Получилась темпераментная вампука, еще один «Монпарнас, 19», фильм, где художник чудит и спивается у тебя на глазах и где его нужно жалеть, ибо он, в общем, такой же, как все, только талантливей и беспутней. Роберт Олтмэн в «Винсенте и Тео», тоже не Бог весть каком шедевре, хотя местами приятном на вкус и особенно цвет, был куда как умнее: он знал, что Ван Гога нельзя считать человеком, что он артист, то бишь чудовище, посмертно ставшее священным. Отсюда все краски, и для Винсента это не было тайной, непонятным иероглифом на японской гравюре, он прямо писал на сей счет несчастному брату (вот, кстати, кого пожалеть, да и то…): «Желтый немного буржуазен, поправь», — говорит он, хмельно и счастливо пошатываясь мимо Гогена, и таких ослепительных жестов, задевающих сердце проблемы, Стоуну недостает, как филателисту — «Святого Маврикия». Кинематографический Джим становится в неприличные позы и желает чего-то святого, околдовывает публику и над ней издевается, поучает и магически сквернословит, пишет стихи, мечтает о полной свободе, расширяет сознание проверенным методом ЛСД (конечно, не обошлось без психоделического индейского старца, символизирующего мудрость народа яки по Кастанеде, — пошлейшие кадры), одним словом, сам ведет себя как святой, т. е. другой, которому не нужна жалость, которому она абсолютно неведома, поскольку вся власть на его стороне, но этого Стоун как будто не видит, втягивая картину на ложе биографических сантиментов и банального сострадания, смешанного с легким испугом пред крайностями, оставшимися где-то там, позади, в далеких 60-х.
Или — страшно подумать — он действительно не знает про себя ничего, а рентгеновские снимки ему подменили?

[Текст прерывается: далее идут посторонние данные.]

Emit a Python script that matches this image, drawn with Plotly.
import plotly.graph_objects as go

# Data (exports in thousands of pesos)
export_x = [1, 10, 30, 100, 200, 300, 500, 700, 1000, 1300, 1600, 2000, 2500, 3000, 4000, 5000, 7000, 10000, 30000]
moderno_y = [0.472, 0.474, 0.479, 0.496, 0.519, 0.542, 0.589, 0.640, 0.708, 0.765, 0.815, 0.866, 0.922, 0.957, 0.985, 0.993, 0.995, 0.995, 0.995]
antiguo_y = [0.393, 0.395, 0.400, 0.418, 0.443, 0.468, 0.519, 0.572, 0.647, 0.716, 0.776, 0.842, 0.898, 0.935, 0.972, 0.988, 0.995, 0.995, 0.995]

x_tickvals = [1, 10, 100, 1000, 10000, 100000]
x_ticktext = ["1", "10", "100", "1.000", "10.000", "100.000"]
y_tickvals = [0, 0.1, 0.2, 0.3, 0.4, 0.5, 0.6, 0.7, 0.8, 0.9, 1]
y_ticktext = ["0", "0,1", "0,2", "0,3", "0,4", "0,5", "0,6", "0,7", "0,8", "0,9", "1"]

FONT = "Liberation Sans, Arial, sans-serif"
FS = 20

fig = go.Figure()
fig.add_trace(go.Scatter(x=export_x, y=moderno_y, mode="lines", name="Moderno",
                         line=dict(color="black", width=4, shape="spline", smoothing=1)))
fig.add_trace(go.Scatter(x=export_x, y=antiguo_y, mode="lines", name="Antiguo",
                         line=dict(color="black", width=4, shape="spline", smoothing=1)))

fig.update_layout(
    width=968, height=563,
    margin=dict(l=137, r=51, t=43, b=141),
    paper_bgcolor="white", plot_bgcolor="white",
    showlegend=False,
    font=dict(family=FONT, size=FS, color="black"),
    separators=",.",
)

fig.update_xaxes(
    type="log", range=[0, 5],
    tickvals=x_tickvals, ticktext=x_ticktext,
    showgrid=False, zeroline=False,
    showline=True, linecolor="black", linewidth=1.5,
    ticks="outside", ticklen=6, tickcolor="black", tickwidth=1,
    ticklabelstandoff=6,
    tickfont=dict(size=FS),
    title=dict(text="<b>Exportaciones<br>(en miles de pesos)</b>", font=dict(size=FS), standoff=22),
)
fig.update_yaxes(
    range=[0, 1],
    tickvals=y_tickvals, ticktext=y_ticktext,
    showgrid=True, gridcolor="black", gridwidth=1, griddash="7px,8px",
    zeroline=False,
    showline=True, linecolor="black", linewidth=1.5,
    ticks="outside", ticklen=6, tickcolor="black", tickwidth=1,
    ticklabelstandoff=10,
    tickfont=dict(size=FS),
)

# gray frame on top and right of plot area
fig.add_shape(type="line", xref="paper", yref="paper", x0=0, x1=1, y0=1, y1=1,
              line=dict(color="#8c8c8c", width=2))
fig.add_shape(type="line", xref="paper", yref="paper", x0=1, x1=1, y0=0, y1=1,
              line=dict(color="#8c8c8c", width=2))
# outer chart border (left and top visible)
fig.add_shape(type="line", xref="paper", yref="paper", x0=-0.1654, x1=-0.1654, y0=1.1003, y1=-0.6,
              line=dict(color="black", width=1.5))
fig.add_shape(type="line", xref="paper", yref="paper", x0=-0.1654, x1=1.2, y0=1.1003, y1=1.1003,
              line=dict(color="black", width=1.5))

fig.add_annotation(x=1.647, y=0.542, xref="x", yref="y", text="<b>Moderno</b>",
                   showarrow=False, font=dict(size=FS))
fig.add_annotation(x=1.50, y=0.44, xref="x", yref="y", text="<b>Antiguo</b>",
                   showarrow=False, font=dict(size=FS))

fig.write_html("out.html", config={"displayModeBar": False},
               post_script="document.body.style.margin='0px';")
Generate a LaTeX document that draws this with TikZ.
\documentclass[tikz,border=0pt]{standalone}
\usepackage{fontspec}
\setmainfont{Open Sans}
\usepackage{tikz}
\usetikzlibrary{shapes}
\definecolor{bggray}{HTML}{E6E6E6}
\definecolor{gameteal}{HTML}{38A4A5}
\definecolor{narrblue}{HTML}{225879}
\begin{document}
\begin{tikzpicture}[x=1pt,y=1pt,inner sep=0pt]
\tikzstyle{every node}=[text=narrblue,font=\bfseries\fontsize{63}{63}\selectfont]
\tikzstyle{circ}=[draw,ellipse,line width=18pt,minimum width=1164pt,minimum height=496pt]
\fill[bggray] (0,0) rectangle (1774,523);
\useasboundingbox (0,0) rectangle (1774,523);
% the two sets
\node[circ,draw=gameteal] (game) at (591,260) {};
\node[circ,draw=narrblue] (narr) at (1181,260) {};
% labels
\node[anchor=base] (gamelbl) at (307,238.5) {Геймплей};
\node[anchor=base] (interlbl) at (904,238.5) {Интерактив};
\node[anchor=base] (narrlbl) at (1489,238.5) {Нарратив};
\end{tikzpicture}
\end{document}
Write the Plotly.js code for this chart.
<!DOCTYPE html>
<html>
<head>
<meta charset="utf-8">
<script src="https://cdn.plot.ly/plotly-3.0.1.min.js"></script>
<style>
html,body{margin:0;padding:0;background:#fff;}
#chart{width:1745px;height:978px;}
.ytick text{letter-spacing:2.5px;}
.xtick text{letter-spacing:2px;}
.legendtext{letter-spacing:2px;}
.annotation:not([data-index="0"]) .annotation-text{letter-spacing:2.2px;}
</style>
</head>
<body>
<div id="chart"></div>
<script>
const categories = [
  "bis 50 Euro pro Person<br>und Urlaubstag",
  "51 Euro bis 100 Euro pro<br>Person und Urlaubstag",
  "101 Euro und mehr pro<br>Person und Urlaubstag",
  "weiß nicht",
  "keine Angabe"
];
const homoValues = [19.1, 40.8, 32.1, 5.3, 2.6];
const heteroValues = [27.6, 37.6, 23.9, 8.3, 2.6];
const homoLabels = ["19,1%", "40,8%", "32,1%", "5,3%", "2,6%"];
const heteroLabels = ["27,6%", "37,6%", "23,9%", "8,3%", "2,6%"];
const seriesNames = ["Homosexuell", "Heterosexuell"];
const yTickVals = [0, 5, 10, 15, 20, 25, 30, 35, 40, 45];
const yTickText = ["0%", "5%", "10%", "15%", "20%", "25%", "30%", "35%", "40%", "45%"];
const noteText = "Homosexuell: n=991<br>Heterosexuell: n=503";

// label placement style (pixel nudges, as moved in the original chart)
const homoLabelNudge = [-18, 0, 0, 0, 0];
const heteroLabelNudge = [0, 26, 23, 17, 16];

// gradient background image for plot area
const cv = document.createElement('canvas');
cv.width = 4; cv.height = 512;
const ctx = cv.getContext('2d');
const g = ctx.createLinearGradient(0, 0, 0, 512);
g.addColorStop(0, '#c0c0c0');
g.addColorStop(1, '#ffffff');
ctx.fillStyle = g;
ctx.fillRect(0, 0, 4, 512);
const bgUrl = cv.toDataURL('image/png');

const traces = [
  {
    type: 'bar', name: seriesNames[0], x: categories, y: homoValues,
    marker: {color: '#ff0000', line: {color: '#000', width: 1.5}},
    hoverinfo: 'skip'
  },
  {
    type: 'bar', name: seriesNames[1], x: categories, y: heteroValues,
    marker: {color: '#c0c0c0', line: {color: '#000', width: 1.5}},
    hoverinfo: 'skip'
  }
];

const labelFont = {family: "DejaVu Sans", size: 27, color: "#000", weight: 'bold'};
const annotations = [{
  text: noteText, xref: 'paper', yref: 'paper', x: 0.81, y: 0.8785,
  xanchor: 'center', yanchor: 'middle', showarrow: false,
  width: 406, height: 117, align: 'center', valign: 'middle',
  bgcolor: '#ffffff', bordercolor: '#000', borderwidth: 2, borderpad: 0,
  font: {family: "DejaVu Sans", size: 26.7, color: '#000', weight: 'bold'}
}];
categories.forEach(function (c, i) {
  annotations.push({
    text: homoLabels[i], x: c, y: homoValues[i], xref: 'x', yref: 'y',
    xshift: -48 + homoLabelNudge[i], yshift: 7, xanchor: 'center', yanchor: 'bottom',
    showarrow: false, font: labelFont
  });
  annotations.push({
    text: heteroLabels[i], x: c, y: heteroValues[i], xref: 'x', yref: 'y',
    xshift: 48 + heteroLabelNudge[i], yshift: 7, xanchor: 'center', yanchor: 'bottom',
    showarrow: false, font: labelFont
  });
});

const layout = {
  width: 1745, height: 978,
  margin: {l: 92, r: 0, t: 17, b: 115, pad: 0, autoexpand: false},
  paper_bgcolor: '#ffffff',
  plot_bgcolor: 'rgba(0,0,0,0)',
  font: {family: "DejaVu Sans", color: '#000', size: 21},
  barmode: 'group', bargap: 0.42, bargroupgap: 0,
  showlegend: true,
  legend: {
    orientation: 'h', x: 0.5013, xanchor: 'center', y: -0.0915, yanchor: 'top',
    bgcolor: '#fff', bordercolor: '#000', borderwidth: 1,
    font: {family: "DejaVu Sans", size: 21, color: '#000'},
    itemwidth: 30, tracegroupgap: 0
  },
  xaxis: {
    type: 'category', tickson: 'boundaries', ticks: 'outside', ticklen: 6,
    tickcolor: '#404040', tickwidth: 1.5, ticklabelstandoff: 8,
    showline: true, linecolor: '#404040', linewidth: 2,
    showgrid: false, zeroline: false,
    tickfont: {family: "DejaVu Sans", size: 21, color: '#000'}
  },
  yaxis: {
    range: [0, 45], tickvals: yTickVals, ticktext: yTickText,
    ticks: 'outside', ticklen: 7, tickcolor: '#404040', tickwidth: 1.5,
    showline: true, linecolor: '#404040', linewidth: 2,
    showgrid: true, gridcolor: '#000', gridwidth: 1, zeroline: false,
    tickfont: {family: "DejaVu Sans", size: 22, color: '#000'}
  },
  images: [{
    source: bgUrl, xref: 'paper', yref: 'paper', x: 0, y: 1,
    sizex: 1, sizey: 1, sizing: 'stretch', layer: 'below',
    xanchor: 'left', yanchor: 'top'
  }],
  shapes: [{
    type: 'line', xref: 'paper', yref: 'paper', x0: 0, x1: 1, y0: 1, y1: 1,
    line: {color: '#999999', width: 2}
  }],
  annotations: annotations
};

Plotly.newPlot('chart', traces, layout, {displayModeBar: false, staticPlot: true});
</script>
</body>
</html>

В одном «Дверям» не откажешь: с грехом пополам, но показано дионисийство эпохи. Подлинное, нефигуральное, с манифестом и пьяным обрядом. Моррисон первоначально хотел назвать «Doors» оргийным и пляшущим, заголенным и плачущим вместе с загробною флейтою именем Диониса. Это вообще был последний вакхический период западной культуры, с еще не похеренным смыслом, чаемой целью и попыткой пройти по воде на ту сторону горизонта. Нужно поцеловать змея в самую пасть, и тогда он введет тебя в Сад. Классический Дионис, хоть и проблеял впервые козлиную песню трагедии, был не трагичен — цикличен: умирая, он возрождается. Культура 60-х, тонко почувствовав разницу, заменила шального бога непоправимо смертным проклятым поэтом. Моррисон и был этим падшим созданием, непосредственно касавшимся небес. И, в отличие от Стоуна, он не нуждался в подсказках, из какого именно материала судьбе было угодно его сотворить.